Crop irrigation could be cooling Midwest

Drop in hot days blamed on moisture from Great Plains

ATLANTA — If summers seem cooler and wetter in parts of the Midwest in recent years, you can thank — or blame — farmers, two new studies contend.

While average global temperatures rose about 0.74 degrees Celsius during the past century, the U.S. Midwest has experienced a noticeable slump in summer temperatures in recent decades, reported David Changnon, a climatologist at Northern Illinois University in DeKalb, on January 19 at the annual meeting of the American Meteorological Society.

On average, daily high temperatures in Chicago rise above 90° Fahrenheit (32.2° Celsius) on 24 days each summer. But from 2000 through 2009, only two years tallied more than 24 days hotter than 90°— the lowest decadal total in 80 years, Changnon noted.

Rather than being just a statistical anomaly, the recent cool temperatures seem to be part of a steady long-term decline in summertime highs in Chicago, Changnon and his colleagues found. The last 10 years have seen a total of only 172 days above 90°; the 1930s saw more than twice as many. And Chicago wasn’t alone. The team noted a comparable decline in unusually hot days at 13 other sites in a swath stretching from western Iowa through Illinois to eastern Indiana.

From 1970 through 2009, average high temperatures at the sites in Iowa and Illinois during July and August were between 0.5 and 1.0 degrees F (0.28 and 0.56 degrees C) cooler than they were for the years 1930 through 1969, the researchers found. The amount of precipitation received in the region has changed substantially as well: Average rainfall for July and August from the 1970s through 2009 was about 0.33 inches (0.8 centimeters) higher each month than it was from the 1930s through the 1960s.

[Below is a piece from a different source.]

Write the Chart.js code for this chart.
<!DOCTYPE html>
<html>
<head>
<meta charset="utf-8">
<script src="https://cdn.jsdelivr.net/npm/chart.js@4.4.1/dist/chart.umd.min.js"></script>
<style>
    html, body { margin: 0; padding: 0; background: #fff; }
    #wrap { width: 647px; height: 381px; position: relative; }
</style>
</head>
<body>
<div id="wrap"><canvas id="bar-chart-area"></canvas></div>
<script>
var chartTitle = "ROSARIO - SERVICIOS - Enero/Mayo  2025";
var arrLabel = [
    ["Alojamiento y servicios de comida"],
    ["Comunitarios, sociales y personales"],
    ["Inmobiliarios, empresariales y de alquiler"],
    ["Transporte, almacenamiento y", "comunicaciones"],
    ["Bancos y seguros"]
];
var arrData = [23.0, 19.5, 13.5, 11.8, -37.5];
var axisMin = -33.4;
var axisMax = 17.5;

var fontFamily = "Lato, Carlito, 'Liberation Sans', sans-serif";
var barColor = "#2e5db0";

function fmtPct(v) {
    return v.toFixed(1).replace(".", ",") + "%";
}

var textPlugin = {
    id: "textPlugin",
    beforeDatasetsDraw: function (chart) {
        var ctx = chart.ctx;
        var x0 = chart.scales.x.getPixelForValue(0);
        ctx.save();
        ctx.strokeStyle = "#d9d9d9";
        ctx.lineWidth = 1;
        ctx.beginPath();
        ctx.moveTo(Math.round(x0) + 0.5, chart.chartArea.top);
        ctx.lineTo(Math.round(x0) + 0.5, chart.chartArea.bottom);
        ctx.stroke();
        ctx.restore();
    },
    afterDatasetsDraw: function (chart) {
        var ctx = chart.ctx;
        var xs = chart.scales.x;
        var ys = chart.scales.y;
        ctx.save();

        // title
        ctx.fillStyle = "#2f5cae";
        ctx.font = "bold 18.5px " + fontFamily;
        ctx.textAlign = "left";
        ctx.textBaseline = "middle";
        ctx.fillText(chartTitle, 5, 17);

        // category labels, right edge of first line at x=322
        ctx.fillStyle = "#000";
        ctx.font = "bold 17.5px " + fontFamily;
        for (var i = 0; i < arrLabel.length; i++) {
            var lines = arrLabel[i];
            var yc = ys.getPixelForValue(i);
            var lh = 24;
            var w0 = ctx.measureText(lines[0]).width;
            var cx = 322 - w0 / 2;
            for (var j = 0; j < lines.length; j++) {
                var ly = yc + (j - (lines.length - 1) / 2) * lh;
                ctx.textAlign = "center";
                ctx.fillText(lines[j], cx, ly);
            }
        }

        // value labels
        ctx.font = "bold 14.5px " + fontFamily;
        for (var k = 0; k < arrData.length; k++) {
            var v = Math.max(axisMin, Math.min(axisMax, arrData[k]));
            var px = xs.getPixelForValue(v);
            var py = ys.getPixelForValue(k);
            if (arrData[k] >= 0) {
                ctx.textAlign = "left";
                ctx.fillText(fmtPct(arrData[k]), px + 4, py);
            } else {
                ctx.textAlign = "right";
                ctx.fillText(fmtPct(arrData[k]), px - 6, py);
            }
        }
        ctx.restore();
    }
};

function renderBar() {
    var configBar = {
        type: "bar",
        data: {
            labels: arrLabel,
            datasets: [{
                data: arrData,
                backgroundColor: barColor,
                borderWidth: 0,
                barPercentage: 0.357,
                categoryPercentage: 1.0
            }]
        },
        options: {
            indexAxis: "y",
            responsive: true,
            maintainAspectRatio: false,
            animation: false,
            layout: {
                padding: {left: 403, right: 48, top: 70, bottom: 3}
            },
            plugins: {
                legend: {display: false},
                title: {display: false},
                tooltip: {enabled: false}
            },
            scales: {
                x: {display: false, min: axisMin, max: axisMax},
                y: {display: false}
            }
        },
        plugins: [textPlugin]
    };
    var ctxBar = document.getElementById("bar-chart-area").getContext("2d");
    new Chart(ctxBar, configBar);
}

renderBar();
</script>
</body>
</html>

Changnon suggested that fewer hot days and more precipitation are linked, because humid air warms more slowly than dry air does. One likely source of the extra moisture is the region’s agriculture. Plants pump vast amounts of water from surface soil into the atmosphere as they grow, and thirsty row crops such as corn and soybeans are much more prevalent in the region these days — about 97 percent of farmland is planted in those crops now, versus about 57 percent in the 1930s, Changnon notes. Also, the plants are spaced more closely now (about 30 inches apart, versus the 40-inch spacing typical in the 1930s), a trend that has boosted the numbers of water-pumping plants per acre by about 60 percent.

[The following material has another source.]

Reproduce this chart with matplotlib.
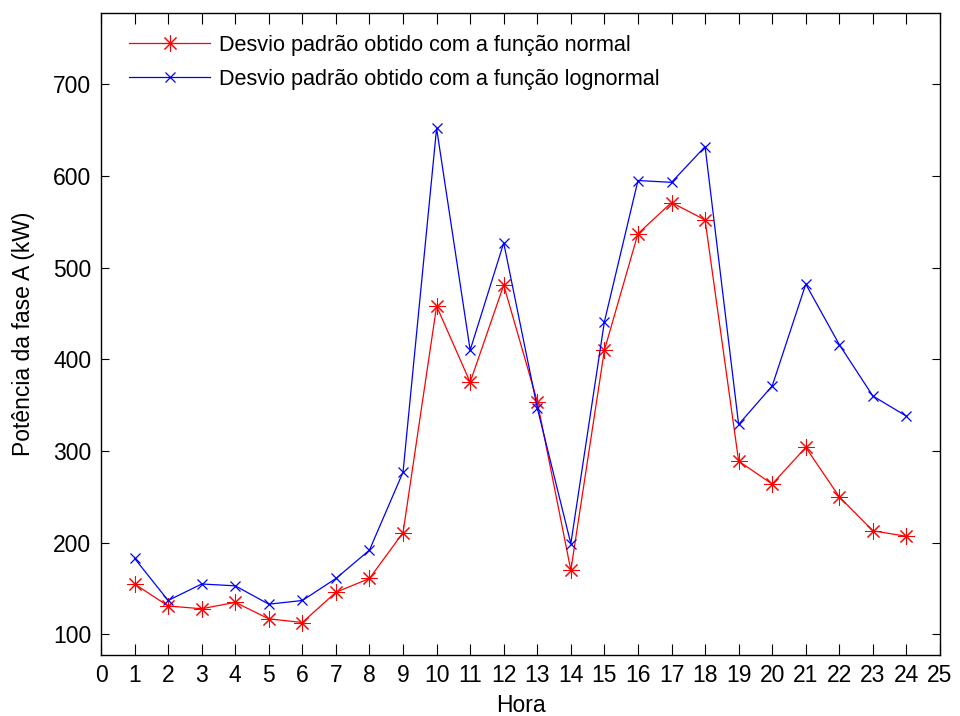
import matplotlib
matplotlib.use("Agg")
import matplotlib.pyplot as plt

plt.rcParams['font.family'] = ['Liberation Sans', 'DejaVu Sans']

hours = list(range(1, 25))
normal_sd = [155, 131, 128, 135, 117, 113, 146, 161, 211, 458, 375, 481,
             354, 170, 410, 537, 571, 552, 289, 264, 304, 250, 213, 207]
lognormal_sd = [183, 137, 155, 153, 133, 137, 161, 192, 277, 652, 410, 527,
                347, 199, 441, 595, 593, 632, 329, 371, 482, 416, 360, 338]
x_ticks = list(range(0, 26))
y_ticks = [100, 200, 300, 400, 500, 600, 700]
label_normal = "Desvio padrão obtido com a função normal"
label_lognormal = "Desvio padrão obtido com a função lognormal"

fig = plt.figure(figsize=(9.6, 7.16), dpi=100)
ax = fig.add_axes([101/960, 1 - 654.6/716, (940-101)/960, (654.6-12.7)/716])

ax.plot(hours, normal_sd, color='#ff0000', lw=0.9, marker=(8, 2, 0),
        markersize=12, markeredgewidth=0.75, label=label_normal)
ax.plot(hours, lognormal_sd, color='#0000ff', lw=0.9, marker='x',
        markersize=7, markeredgewidth=0.9, label=label_lognormal)

ax.set_xlim(0, 25)
ax.set_ylim(78, 778)
ax.set_xticks(x_ticks)
ax.set_yticks(y_ticks)
ax.tick_params(axis='both', direction='in', top=True, right=True,
               labelsize=16.5, width=0.8, pad=7)
ax.tick_params(axis='x', length=8)
ax.tick_params(axis='y', length=6)
for s in ax.spines.values():
    s.set_linewidth(1.0)

ax.set_xlabel("Hora", fontsize=16.5, labelpad=5)
ax.set_ylabel("Potência da fase A (kW)", fontsize=16.5, labelpad=13)

leg = ax.legend(loc='upper left', bbox_to_anchor=(0.0334, 0.966), frameon=False,
                fontsize=15.6, handlelength=3.75, handletextpad=0.42,
                labelspacing=0.62, borderaxespad=0.0, borderpad=0.0)

fig.savefig("out.png", dpi=100)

Even if much of the extra summer rainfall in the Midwest derives from water in local soils, the original source of that moisture might be an irrigation spigot somewhere on the Great Plains. A rapid rise in irrigation in that region apparently has boosted precipitation downwind in the Midwest, Alan Robock, an atmospheric scientist at Rutgers University in New Brunswick, N.J., reported January 21 at the meeting. Rather than running off into rivers and streams or soaking back into the ground, Robock added, most of that liberated groundwater was used by plants, evaporated into the air and was carried downwind, where it condensed in clouds and then fell to the ground as rain.

In 1930, in a swath of plains that stretches from South Dakota down to Oklahoma and the Texas panhandle, farmers irrigated only about 7,500 square kilometers, an area about half the size of Connecticut. But by 1980, he notes, irrigated farmland in this same area covered about 60,000 square kilometers. During the 20th century, irrigation pulled more than 333 cubic kilometers of groundwater from aquifers beneath the Great Plains.

When Robock and his colleagues analyzed precipitation at more than 300 weather stations from central Wisconsin and Michigan down to northeastern Arkansas and northwestern Tennessee — a region that includes much of the same area studied by Changnon and his team — they too found that rainfall had increased. At sites in that swath, precipitation during a typical July late in the 20th century was between 25 and 50 percent higher that it was early in the century.

A variety of climate simulations don’t show such long-term changes in precipitation, probably because those simulations don’t take irrigation into account, Robock and his colleagues say. July, Robock noted, is when irrigation on the Great Plains is most profligate, with more than one-third of groundwater withdrawal occurring during that month.

Future analyses will compare the results of simulations that include irrigation with those that don’t, Robock said. Results of those studies might allow the team to more confidently pin the blame for the region’s increased July rainfall on Great Plains irrigation, he noted.